"There is no chance for your friend's recovery. You had better break the news to him, for he is beyond our help."

Gently, tenderly, the rough camp preacher told the dying man of his condition and asked him to make preparation for the nearing end.

A SMALL CONGREGATION

The lumberjack looked up at the weeping minister, and smilingly said: "Thank God you came to the camp that night. I heard you preach of a Savior, and all my being longed to know him. It was the first time in twenty years I had heard the gospel. I was raised in a Christian home, and that night all the lessons of childhood came back to me. When the lanterns were put out, and the bunkhouse was silent, I got on my knees and prayed the forgiving God to forgive the past, and make me a better man. That night Jesus Christ brought his strong salvation to me, and I was forgiven." He paused through weakness and was still, then opening his eyes, now clouded with the mists of death, he looked at the minister.

"Brother Higgins, go back to the camps and tell the boys of my Savior. Go back and tell the old story to the lumberjacks. They need you worse than the towns do. Tell them of Jesus who can make them live, go back to the lonely camps." He ceased to speak. More feebly came the breath, and soon the spirit returned to the God who gave it.

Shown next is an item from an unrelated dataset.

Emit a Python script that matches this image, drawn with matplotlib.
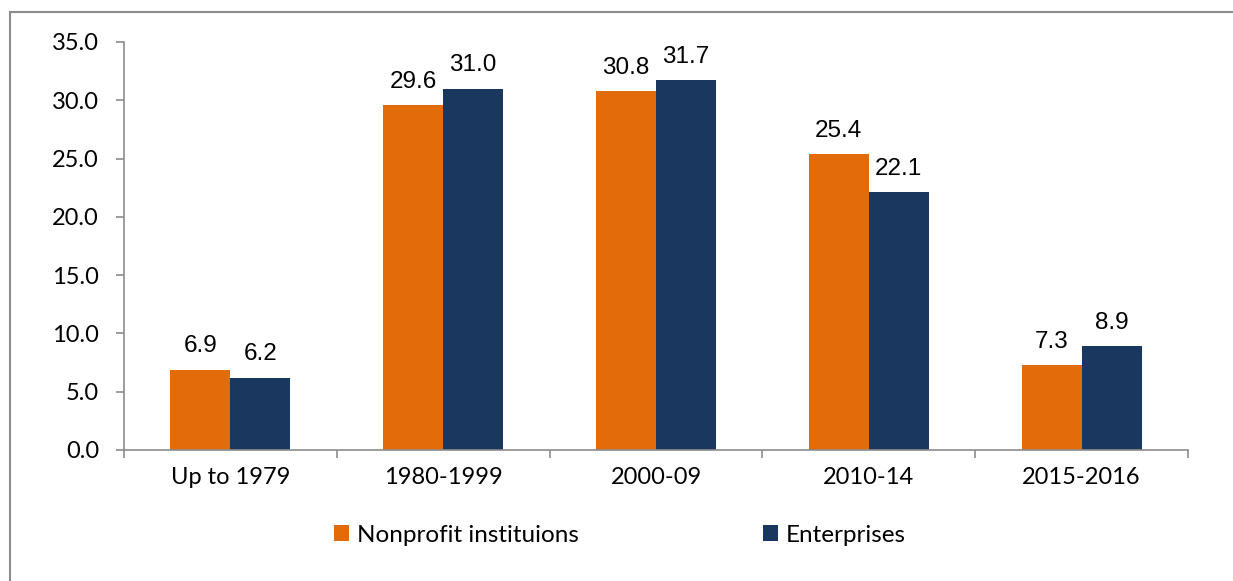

The minister was left with a problem greater than any he had yet attempted to solve. In the corridors of the hospital he walked through the long night, carrying a sense of duty and sacrifice he had never known before. "Can it be possible that God wants me to take up this work?" he asked. "Has God spoken his will through the dying man?" Ambition rebelled against the sacrifice; fond wishes refused to be set aside, but with every tempting prospect came the command of the dying man, "Go back to the boys and carry the story of Jesus." It sounded clearly. No man could misunderstand it. That night all his plans were changed. Ambitions, such as come to all young men, were swept away. The large pulpits of which he had dreamed were superseded by the log or barrel which held the Bible in the camp services, and the future audiences were men rough clothed, rough visaged, who dwelt not in homes of opulence, but slept in the hay-filled bunks in the log camps. That night in the hospital he consecrated himself to the service of God in the logging camps.

He now began to look about the field in which his life work was to be done. The extent of the field and the intensity of the need was appalling. While there were Christian men in the camps, and many whose lives were moral, yet these were few in comparison to the crowd who wasted their lives as did the younger son in the parable.

Ordination was now his great desire, for he wished to go to the men as one who could minister to all their spiritual needs. But ordination was far off. The studies were not completed, and would not be for several years.

The spring after his decision, he was surprised on entering his home to find it filled with a crew of lumberjacks who were returning from the camps.